Instruction: Find the lines holding the word "chart" and collect them.
┄┄┄┄┄┄┄┄┄┄
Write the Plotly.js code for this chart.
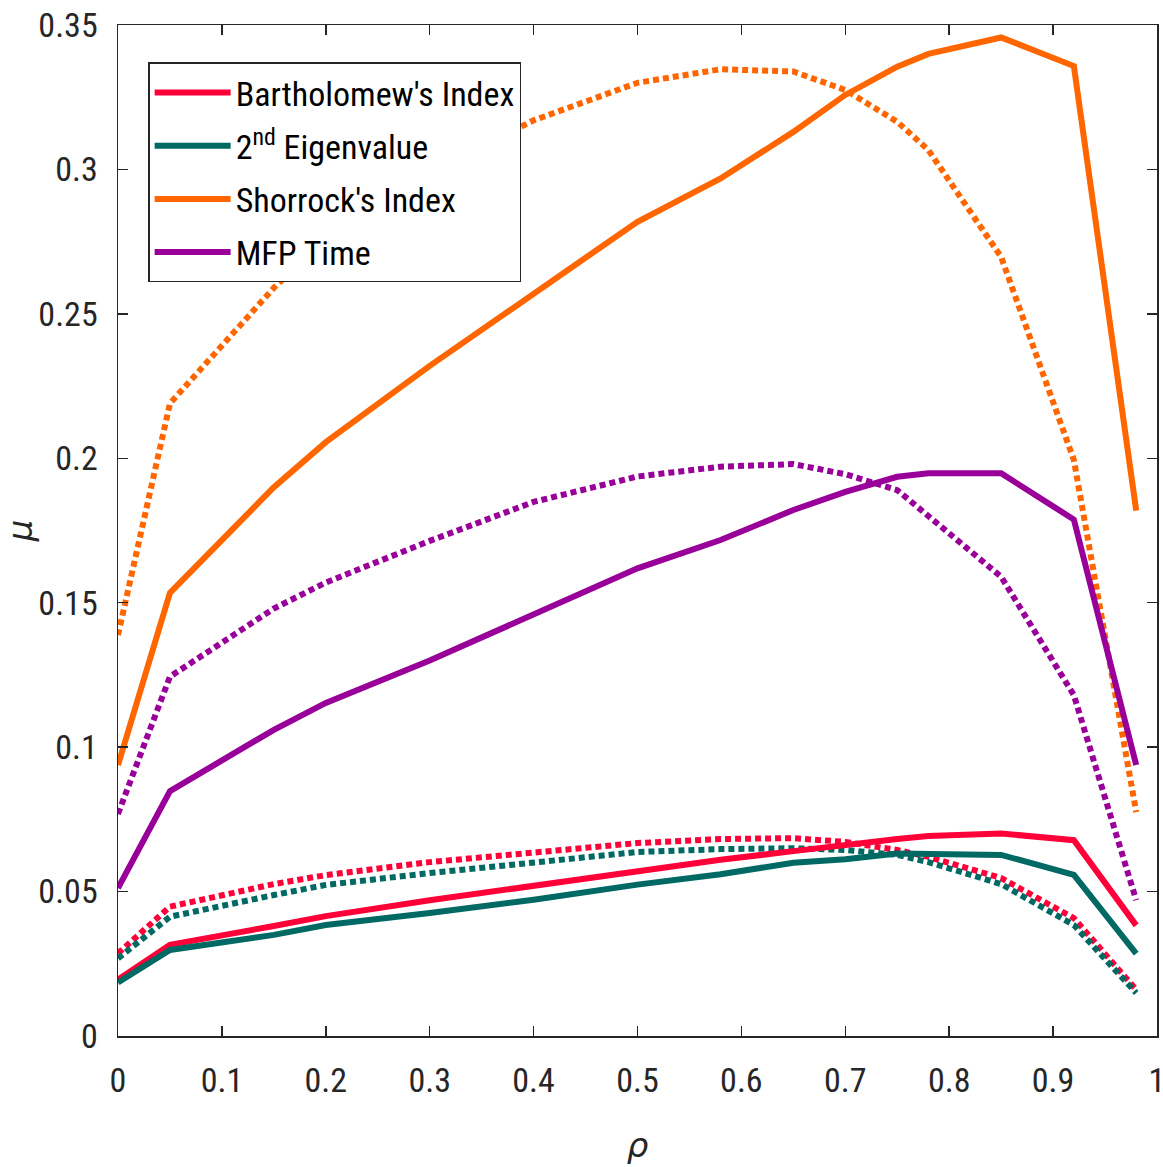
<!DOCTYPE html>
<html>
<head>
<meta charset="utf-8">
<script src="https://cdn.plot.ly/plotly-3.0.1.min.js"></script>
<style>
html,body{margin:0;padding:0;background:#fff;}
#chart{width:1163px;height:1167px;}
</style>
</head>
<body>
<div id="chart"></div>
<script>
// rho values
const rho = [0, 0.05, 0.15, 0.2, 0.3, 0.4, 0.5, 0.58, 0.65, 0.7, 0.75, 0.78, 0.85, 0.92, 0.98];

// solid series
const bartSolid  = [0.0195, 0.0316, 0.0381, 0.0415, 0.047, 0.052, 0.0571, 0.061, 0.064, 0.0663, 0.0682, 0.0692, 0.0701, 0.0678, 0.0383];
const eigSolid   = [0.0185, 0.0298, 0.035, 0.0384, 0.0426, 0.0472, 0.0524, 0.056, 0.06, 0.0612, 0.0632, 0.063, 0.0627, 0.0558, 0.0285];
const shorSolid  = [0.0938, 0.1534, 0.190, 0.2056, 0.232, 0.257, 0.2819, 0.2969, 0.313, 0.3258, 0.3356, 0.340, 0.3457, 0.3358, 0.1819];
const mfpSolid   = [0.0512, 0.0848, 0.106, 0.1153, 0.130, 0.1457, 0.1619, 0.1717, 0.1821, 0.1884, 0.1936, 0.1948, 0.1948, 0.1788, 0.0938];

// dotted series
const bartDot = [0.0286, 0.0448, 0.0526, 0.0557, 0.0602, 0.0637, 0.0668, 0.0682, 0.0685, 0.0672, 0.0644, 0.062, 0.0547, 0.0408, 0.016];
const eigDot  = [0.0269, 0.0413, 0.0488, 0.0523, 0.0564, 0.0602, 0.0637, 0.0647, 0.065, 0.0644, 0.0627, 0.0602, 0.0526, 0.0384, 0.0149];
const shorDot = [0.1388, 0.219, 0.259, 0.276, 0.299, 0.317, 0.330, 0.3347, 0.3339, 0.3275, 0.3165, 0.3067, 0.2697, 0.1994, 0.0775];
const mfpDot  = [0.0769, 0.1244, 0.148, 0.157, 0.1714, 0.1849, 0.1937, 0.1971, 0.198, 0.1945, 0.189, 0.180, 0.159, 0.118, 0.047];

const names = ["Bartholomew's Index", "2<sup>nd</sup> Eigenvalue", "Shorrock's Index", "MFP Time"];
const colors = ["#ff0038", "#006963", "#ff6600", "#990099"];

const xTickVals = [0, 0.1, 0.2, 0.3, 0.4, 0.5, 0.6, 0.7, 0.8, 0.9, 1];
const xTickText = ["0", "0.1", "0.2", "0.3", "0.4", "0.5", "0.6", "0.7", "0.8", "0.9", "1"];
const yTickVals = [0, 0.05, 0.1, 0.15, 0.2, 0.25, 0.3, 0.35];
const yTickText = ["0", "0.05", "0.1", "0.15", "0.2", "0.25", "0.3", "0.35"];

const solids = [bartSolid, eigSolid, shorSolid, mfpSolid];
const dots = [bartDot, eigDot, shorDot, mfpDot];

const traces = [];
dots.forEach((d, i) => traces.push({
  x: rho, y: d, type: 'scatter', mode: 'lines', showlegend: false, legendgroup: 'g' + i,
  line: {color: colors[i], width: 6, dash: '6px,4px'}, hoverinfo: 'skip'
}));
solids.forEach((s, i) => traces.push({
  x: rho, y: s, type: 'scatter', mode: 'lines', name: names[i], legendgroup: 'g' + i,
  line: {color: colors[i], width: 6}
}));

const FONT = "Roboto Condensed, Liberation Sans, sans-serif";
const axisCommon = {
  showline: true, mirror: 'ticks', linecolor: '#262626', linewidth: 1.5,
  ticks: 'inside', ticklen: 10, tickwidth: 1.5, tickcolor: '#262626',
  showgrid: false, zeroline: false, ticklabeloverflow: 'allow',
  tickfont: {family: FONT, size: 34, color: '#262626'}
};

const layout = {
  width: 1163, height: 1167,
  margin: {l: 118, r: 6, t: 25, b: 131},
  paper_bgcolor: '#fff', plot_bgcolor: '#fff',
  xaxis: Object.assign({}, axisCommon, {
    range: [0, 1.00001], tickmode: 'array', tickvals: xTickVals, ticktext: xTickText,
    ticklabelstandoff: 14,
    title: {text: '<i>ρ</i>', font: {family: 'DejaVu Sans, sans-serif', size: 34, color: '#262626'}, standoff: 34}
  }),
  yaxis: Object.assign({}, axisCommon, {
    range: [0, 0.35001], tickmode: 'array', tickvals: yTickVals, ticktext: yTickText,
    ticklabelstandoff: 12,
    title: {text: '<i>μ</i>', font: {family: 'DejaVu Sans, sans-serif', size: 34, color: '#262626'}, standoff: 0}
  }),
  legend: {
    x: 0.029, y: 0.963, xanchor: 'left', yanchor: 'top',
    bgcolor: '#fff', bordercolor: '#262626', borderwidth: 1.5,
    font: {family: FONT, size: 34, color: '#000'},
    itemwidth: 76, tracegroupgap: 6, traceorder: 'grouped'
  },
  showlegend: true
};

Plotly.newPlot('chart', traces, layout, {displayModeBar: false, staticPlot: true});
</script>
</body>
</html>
┄┄┄┄┄┄┄┄┄┄
Exercise output:
Write the Plotly.js code for this chart.
#chart{width:1163px;height:1167px;}
<div id="chart"></div>
Plotly.newPlot('chart', traces, layout, {displayModeBar: false, staticPlot: true});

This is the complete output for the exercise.